> **The data**

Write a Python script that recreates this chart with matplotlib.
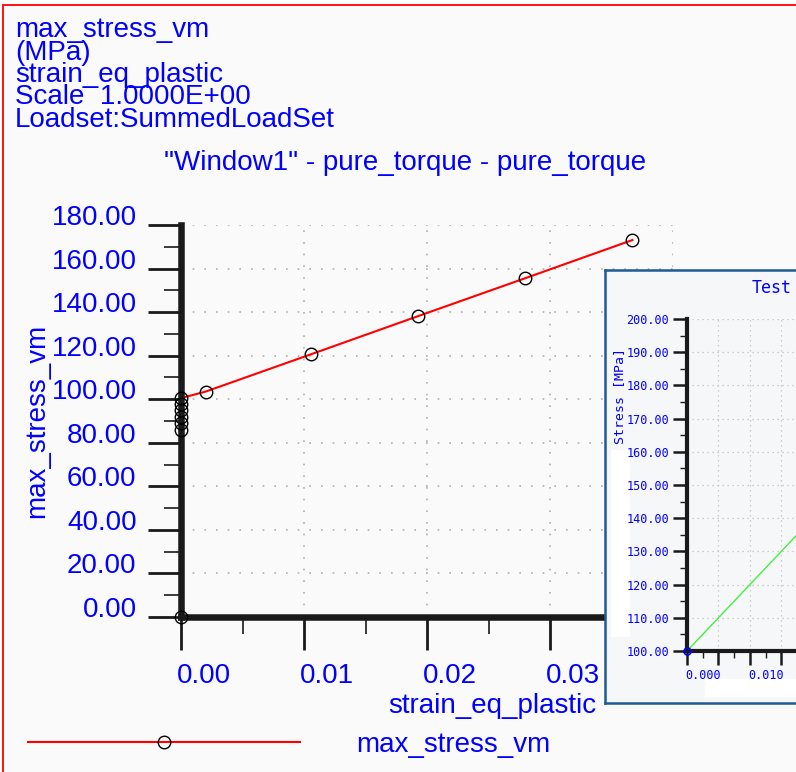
import numpy as np
import matplotlib
matplotlib.use('Agg')
import matplotlib.pyplot as plt
from matplotlib.patches import Rectangle
from matplotlib.lines import Line2D
from matplotlib.ticker import MultipleLocator, FuncFormatter, FormatStrFormatter
from matplotlib.transforms import ScaledTranslation

plt.rcParams['font.family'] = ['Liberation Sans', 'DejaVu Sans']

# data
strain = [0.0, 0.0, 0.0, 0.0, 0.0, 0.0, 0.0, 0.0020, 0.0106, 0.0193, 0.0280, 0.0367]
stress = [0.0, 86.0, 89.0, 92.0, 95.0, 98.0, 100.5, 103.5, 120.7, 138.2, 155.6, 173.1]

# inset "Test" curve
test_strain = [0.0, 0.05]
test_stress = [100.0, 200.0]

header_lines = ['max_stress_vm', '(MPa)', 'strain_eq_plastic',
                'Scale  1.0000E+00', 'Loadset:SummedLoadSet']
title = '"Window1" - pure_torque - pure_torque'
series_name = 'max_stress_vm'

W, H = 796, 772
BLUE = '#0000ff'
MONO = ['DejaVu Sans Mono']


def fx(x):
    return x / W


def fy(y):
    return 1 - y / H


fig = plt.figure(figsize=(W / 100, H / 100), dpi=100, facecolor='white')

# red frame
fig.patches.append(Rectangle((fx(3), -0.1), 1.2, fy(5) + 0.1, transform=fig.transFigure,
                             facecolor='#fafafb', edgecolor='red', lw=1.3, zorder=-10))

# ---- main chart
ax = fig.add_axes([fx(181), fy(617), fx(492), 392 / H])
ax.set_facecolor('none')
# line sits under the spine, markers on top of it
ax.plot(strain, stress, color='red', lw=1.5, zorder=2, clip_on=False)
ax.plot(strain, stress, ls='none', marker='o', ms=9, mfc='none',
        mec='black', mew=1.0, zorder=5, clip_on=False)
ax.set_xlim(0, 0.04)
ax.set_ylim(0, 180)
for s in ['top', 'right']:
    ax.spines[s].set_visible(False)
for s in ['left', 'bottom']:
    ax.spines[s].set_linewidth(4.7)
    ax.spines[s].set_color('#1a1a1a')
    ax.spines[s].set_zorder(3)
ax.yaxis.set_major_locator(MultipleLocator(20))
ax.yaxis.set_minor_locator(MultipleLocator(10))
ax.xaxis.set_major_locator(MultipleLocator(0.01))
ax.xaxis.set_minor_locator(MultipleLocator(0.005))
ax.yaxis.set_major_formatter(FormatStrFormatter('%.2f'))
ax.xaxis.set_major_formatter(FormatStrFormatter('%.2f'))
ax.tick_params(which='major', length=24, width=2.0, color='#1a1a1a',
               labelsize=20, labelcolor=BLUE, direction='out')
ax.tick_params(which='minor', length=12, width=1.2, color='#1a1a1a', direction='out')
ax.tick_params(axis='y', which='major', pad=8)
ax.tick_params(axis='x', which='major', pad=9)
ax.grid(True, which='major', color='#b0b0b0', lw=1.2, ls=(0, (1, 6)))
ax.set_axisbelow(True)
for lab in ax.get_yticklabels():
    lab.set_transform(lab.get_transform() + ScaledTranslation(0, 0.10, fig.dpi_scale_trans))
for lab in ax.get_xticklabels():
    lab.set_horizontalalignment('left')
    lab.set_transform(lab.get_transform() + ScaledTranslation(-0.04, 0, fig.dpi_scale_trans))

# header text block
for i, line in enumerate(header_lines):
    fig.text(fx(15), fy(37 + 22.5 * i), line, fontsize=20, color=BLUE, va='baseline')
fig.text(fx(405), fy(170), title, fontsize=20, color=BLUE, ha='center', va='baseline')
fig.text(fx(37), fy(421), 'max_stress_vm', fontsize=20, color=BLUE,
         rotation=90, ha='center', va='center')
fig.text(fx(388), fy(706), 'strain_eq_plastic', fontsize=20, color=BLUE,
         ha='left', va='center')

handle = Line2D([], [], color='red', lw=1.5, marker='o', ms=9, mfc='none',
                mec='black', mew=1.0)
fig.legend([handle], [series_name], loc='upper left', bbox_to_anchor=(fx(28), fy(732)),
           frameon=False, fontsize=20, labelcolor=BLUE, handlelength=9.8,
           handletextpad=2.0, borderpad=0, borderaxespad=0, numpoints=1)

# ---- overlapping inset window
panel = fig.add_axes([fx(605), fy(703), fx(300), 433 / H], zorder=5)
panel.set_facecolor('#f6f7f9')
panel.set_xticks([])
panel.set_yticks([])
for s in panel.spines.values():
    s.set_color('#1e5a96')
    s.set_linewidth(1.8)
panel.add_patch(Rectangle((fx(611), fy(637)), fx(19), 187 / H, transform=fig.transFigure,
                          facecolor='white', edgecolor='none'))
panel.add_patch(Rectangle((fx(705), fy(697)), fx(95), 18 / H, transform=fig.transFigure,
                          facecolor='white', edgecolor='none'))

ix = fig.add_axes([fx(687), fy(651), fx(110), 332 / H], zorder=6)
ix.set_facecolor('none')
ix.plot(test_strain, test_stress, color='#44ee44', lw=1.0)
ix.plot(test_strain[:1], test_stress[:1], ls='none', marker='o', ms=5, mfc='none',
        mec='blue', mew=1.2, clip_on=False, zorder=5)
ix.set_xlim(0, 0.0175)
ix.set_ylim(100, 200)
for s in ['top', 'right']:
    ix.spines[s].set_visible(False)
for s in ['left', 'bottom']:
    ix.spines[s].set_linewidth(3.0)
    ix.spines[s].set_color('#1a1a1a')
ix.yaxis.set_major_locator(MultipleLocator(10))
ix.yaxis.set_minor_locator(MultipleLocator(5))
ix.xaxis.set_major_locator(MultipleLocator(0.005))
ix.xaxis.set_minor_locator(MultipleLocator(0.0025))
ix.yaxis.set_major_formatter(FormatStrFormatter('%.2f'))
ix.xaxis.set_major_formatter(FuncFormatter(
    lambda v, p: '%.3f' % v if abs(v / 0.01 - round(v / 0.01)) < 1e-6 else ''))
ix.tick_params(which='major', length=10, width=1.8, color='#1a1a1a',
               labelsize=8.5, labelcolor=BLUE, direction='out', pad=3)
ix.tick_params(which='minor', length=5, width=1.0, color='#1a1a1a', direction='out')
for lab in ix.get_yticklabels() + ix.get_xticklabels():
    lab.set_fontfamily(MONO)
for lab in ix.get_xticklabels():
    lab.set_horizontalalignment('left')
    lab.set_transform(lab.get_transform() + ScaledTranslation(-0.02, 0, fig.dpi_scale_trans))
ix.grid(True, which='major', color='#c0c0c0', lw=0.9, ls=(0, (1, 3)))
ix.set_axisbelow(True)

fig.text(fx(752), fy(288), 'Test', fontsize=12, color=BLUE, family=MONO,
         va='center', ha='left', zorder=10)
fig.text(fx(620), fy(396), 'Stress [MPa]', fontsize=9.5, color=BLUE, family=MONO,
         rotation=90, ha='center', va='center', zorder=10)

fig.savefig('out.png', dpi=100, facecolor=fig.get_facecolor())
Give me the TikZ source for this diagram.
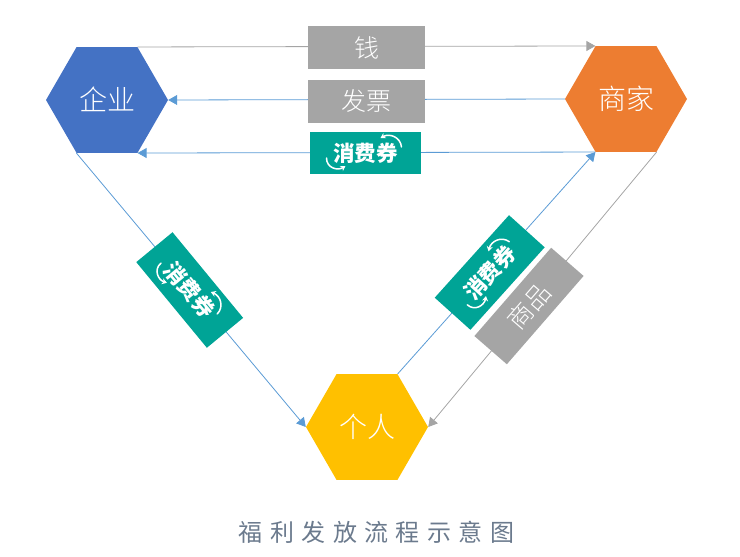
\documentclass[tikz,border=0pt]{standalone}
\usepackage{fontspec}
\setmainfont{Noto Sans CJK SC}[UprightFont=* Light,BoldFont=* Black]
\newfontfamily\titlefont{Noto Sans CJK SC}[LetterSpace=31]
\usetikzlibrary{shapes.geometric,arrows.meta}
\definecolor{hexblue}{HTML}{4472C4}
\definecolor{hexorange}{HTML}{ED7D31}
\definecolor{hexyellow}{HTML}{FFC000}
\definecolor{boxgray}{HTML}{A5A5A5}
\definecolor{boxteal}{HTML}{00A496}
\definecolor{linkblue}{HTML}{5B9BD5}
\definecolor{captionslate}{HTML}{6B7A8D}
\tikzset{
  x=1pt,y=-1pt,
  hexnode/.style={regular polygon,regular polygon sides=6,minimum size=122pt,inner sep=0pt,
    text=white,font=\fontsize{28}{30}\selectfont},
  graybox/.style={fill=boxgray,minimum width=117pt,minimum height=43pt,inner sep=0pt,
    text=white,font=\fontsize{25}{28}\selectfont},
  vouchertag/.style={fill=boxteal,minimum width=111pt,minimum height=42pt,inner sep=0pt,
    text=white,font=\fontsize{21.5}{24}\selectfont\bfseries},
  graylink/.style={draw=boxgray,line width=0.8pt,-{Triangle[length=9pt,width=10pt]}},
  bluelink/.style={draw=linkblue,line width=0.8pt,-{Triangle[length=9pt,width=10pt]}},
  swirl/.style={draw=white,line width=1.5pt,line cap=round,-{Stealth[length=5pt,width=6pt]}},
}
% Two curved arrows around the voucher lettering
\newcommand{\voucherswirls}[2]{%
  \begin{scope}[shift={(#1)},rotate=#2]
    \draw[swirl] (-39,5) .. controls (-39,15) and (-28,18) .. (-20,13);
    \draw[swirl] (36,-6) .. controls (35,-16) and (24,-20) .. (15,-15);
  \end{scope}}
\begin{document}
\begin{tikzpicture}
  \useasboundingbox (0,0) rectangle (740,557);

  % Parties
  \node[hexnode,fill=hexblue] (firm) at (107,100) {\raisebox{3pt}{企业}};
  \node[hexnode,fill=hexorange] (shop) at (626,99) {\raisebox{1pt}{商家}};
  \node[hexnode,fill=hexyellow] (person) at (367,427) {\raisebox{-2pt}{个人}};

  % Flows between the parties
  \draw[graylink] (firm.corner 1) -- (shop.corner 2);
  \draw[bluelink] (shop.corner 3) -- (firm.corner 6);
  \draw[bluelink] (shop.corner 4) -- (firm.corner 5);
  \draw[bluelink] (firm.corner 4) -- (person.corner 3);
  \draw[bluelink] (person.corner 1) -- (shop.corner 4);
  \draw[graylink] (shop.corner 5) -- (person.corner 6);

  % Labels on the flows
  \node[graybox] (money) at (366.5,47.5) {\raisebox{-1pt}{钱}};
  \node[graybox] (invoice) at (366.5,101.5) {\raisebox{-2pt}{发票}};
  \node[graybox,rotate=49] (goods) at (529,306) {商品};

  \node[vouchertag] (voucherTop) at (365.5,153) {消费券};
  \voucherswirls{365.5,153}{0}
  \node[vouchertag,rotate=-50.5,minimum height=47pt] (voucherLeft) at (189.7,290) {消费券};
  \voucherswirls{189.7,290}{-50.5}
  \node[vouchertag,rotate=48,minimum height=48pt] (voucherRight) at (489.7,272.5) {消费券};
  \voucherswirls{489.7,272.5}{48}

  % Caption
  \node[text=captionslate,font=\titlefont\fontsize{24}{28}\selectfont] (caption) at (376.5,532) {福利发放流程示意图};
\end{tikzpicture}
\end{document}
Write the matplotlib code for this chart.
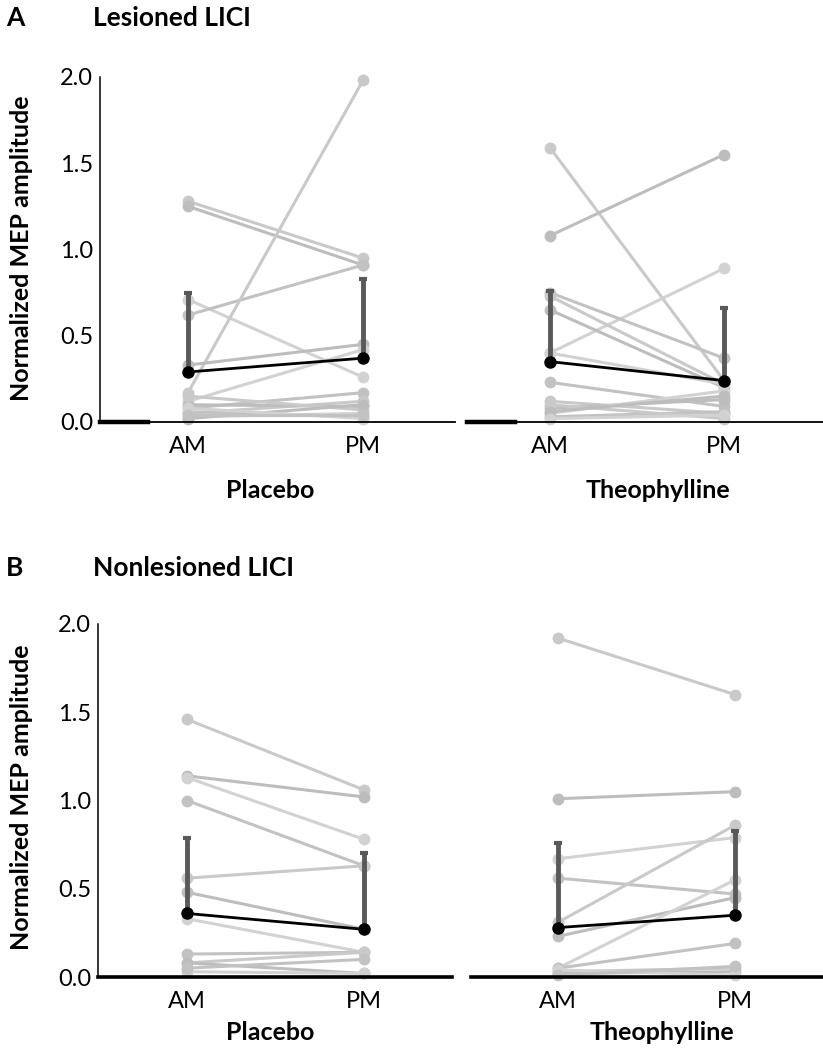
import numpy as np
import matplotlib
matplotlib.use('Agg')
import matplotlib.pyplot as plt

plt.rcParams['font.family'] = ['Lato', 'DejaVu Sans']

sessions = ['AM', 'PM']

# Lesioned LICI, individual subjects (AM, PM)
les_placebo_am = [1.28, 1.25, 0.71, 0.62, 0.17, 0.33, 0.12, 0.08, 0.05, 0.10, 0.03, 0.06, 0.15, 0.02, 0.08, 0.04]
les_placebo_pm = [0.95, 0.91, 0.26, 0.91, 1.98, 0.45, 0.42, 0.17, 0.12, 0.09, 0.05, 0.03, 0.07, 0.10, 0.02, 0.04]
les_theo_am = [1.59, 1.08, 0.40, 0.75, 0.73, 0.65, 0.40, 0.23, 0.12, 0.08, 0.05, 0.03, 0.10, 0.06, 0.02]
les_theo_pm = [0.24, 1.55, 0.89, 0.37, 0.22, 0.20, 0.22, 0.09, 0.05, 0.13, 0.18, 0.06, 0.02, 0.15, 0.04]

# Nonlesioned LICI, individual subjects (AM, PM)
non_placebo_am = [1.46, 1.14, 1.13, 1.00, 0.56, 0.48, 0.33, 0.13, 0.08, 0.08, 0.03, 0.05]
non_placebo_pm = [1.06, 1.02, 0.78, 0.63, 0.63, 0.27, 0.14, 0.14, 0.14, 0.02, 0.02, 0.10]
non_theo_am = [1.92, 1.01, 0.67, 0.56, 0.31, 0.23, 0.05, 0.05, 0.03, 0.02, 0.04, 0.01]
non_theo_pm = [1.60, 1.05, 0.79, 0.47, 0.86, 0.45, 0.55, 0.19, 0.05, 0.03, 0.01, 0.06]

# group means and SD (upper bars only)
les_placebo_mean = [0.29, 0.37]
les_placebo_sd = [0.46, 0.46]
les_theo_mean = [0.35, 0.24]
les_theo_sd = [0.41, 0.42]
non_placebo_mean = [0.36, 0.27]
non_placebo_sd = [0.43, 0.43]
non_theo_mean = [0.28, 0.35]
non_theo_sd = [0.48, 0.48]

W, H = 823, 1050
fig = plt.figure(figsize=(W / 100, H / 100), dpi=100)

grays = ['#c9c9c9', '#bdbdbd', '#d2d2d2', '#c2c2c2']


def make_ax(left, right, top, bottom, am_px, pm_px):
    ax = fig.add_axes([left / W, (H - bottom) / H, (right - left) / W, (bottom - top) / H])
    s = pm_px - am_px
    ax.set_xlim((left - am_px) / s, 1 + (right - pm_px) / s)
    ax.set_ylim(0, 2.0)
    return ax


def draw(ax, am, pm, mean, sd, show_y, thick_axis):
    for i, (a, p) in enumerate(zip(am, pm)):
        c = grays[i % len(grays)]
        ax.plot([0, 1], [a, p], color=c, lw=2.2, marker='o', ms=7.5,
                mec=c, mfc=c, clip_on=False, zorder=2)
    ax.errorbar([0, 1], mean, yerr=[[0, 0], sd], fmt='none', ecolor='#595959',
                elinewidth=3.5, capsize=3, capthick=3, zorder=3)
    ax.plot([0, 1], mean, color='black', lw=2, marker='o', ms=8, zorder=4)
    ax.set_xticks([0, 1])
    ax.set_xticklabels(sessions, fontsize=17)
    ax.set_yticks([0, 0.5, 1.0, 1.5, 2.0])
    ax.set_yticklabels(['0.0', '0.5', '1.0', '1.5', '2.0'], fontsize=17)
    ax.tick_params(axis='x', length=0, pad=10)
    ax.tick_params(axis='y', length=0, pad=5)
    for side in ['top', 'right']:
        ax.spines[side].set_visible(False)
    ax.spines['bottom'].set_linewidth(2.6 if thick_axis else 1.3)
    if show_y:
        ax.spines['left'].set_linewidth(1.1)
    else:
        ax.spines['left'].set_visible(False)
        ax.set_yticks([])
    if not thick_axis:
        ax.axhline(0, xmin=0, xmax=0.135, color='black', lw=3.2, clip_on=False, zorder=5)


# panel A
axA1 = make_ax(100, 455, 77, 422, 188, 363)
draw(axA1, les_placebo_am, les_placebo_pm, les_placebo_mean, les_placebo_sd, True, False)
axA2 = make_ax(467, 823, 77, 422, 550, 724)
draw(axA2, les_theo_am, les_theo_pm, les_theo_mean, les_theo_sd, False, False)

# panel B
axB1 = make_ax(98, 452, 624, 977, 187, 364)
draw(axB1, non_placebo_am, non_placebo_pm, non_placebo_mean, non_placebo_sd, True, True)
axB2 = make_ax(471, 823, 624, 977, 558, 735)
draw(axB2, non_theo_am, non_theo_pm, non_theo_mean, non_theo_sd, False, True)


def ftext(x, y, s, **kw):
    fig.text(x / W, 1 - y / H, s, fontweight='bold', **kw)


# group labels under the axes
ftext(270, 491, 'Placebo', fontsize=18, ha='center', va='center')
ftext(658, 491, 'Theophylline', fontsize=18, ha='center', va='center')
ftext(270, 1032, 'Placebo', fontsize=18, ha='center', va='center')
ftext(662, 1032, 'Theophylline', fontsize=18, ha='center', va='center')

# y labels
ftext(22, 248, 'Normalized MEP amplitude', fontsize=18, rotation=90, ha='center', va='center')
ftext(22, 797, 'Normalized MEP amplitude', fontsize=18, rotation=90, ha='center', va='center')

# panel titles
ftext(6, 18, 'A', fontsize=19, va='center', ha='left')
ftext(93, 18, 'Lesioned LICI', fontsize=19, va='center', ha='left')
ftext(6, 568, 'B', fontsize=19, va='center', ha='left')
ftext(93, 568, 'Nonlesioned LICI', fontsize=19, va='center', ha='left')

fig.savefig('out.png', dpi=100)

> **Aim**
Leave out the pictures, then repeat the listing above exactly from its first line to the line with "plt.rcParams['font.family'] = ['Liberation", inclusive.

> **Reply to the task**
Write a Python script that recreates this chart with matplotlib.
import numpy as np
import matplotlib
matplotlib.use('Agg')
import matplotlib.pyplot as plt
from matplotlib.patches import Rectangle
from matplotlib.lines import Line2D
from matplotlib.ticker import MultipleLocator, FuncFormatter, FormatStrFormatter
from matplotlib.transforms import ScaledTranslation

plt.rcParams['font.family'] = ['Liberation Sans', 'DejaVu Sans']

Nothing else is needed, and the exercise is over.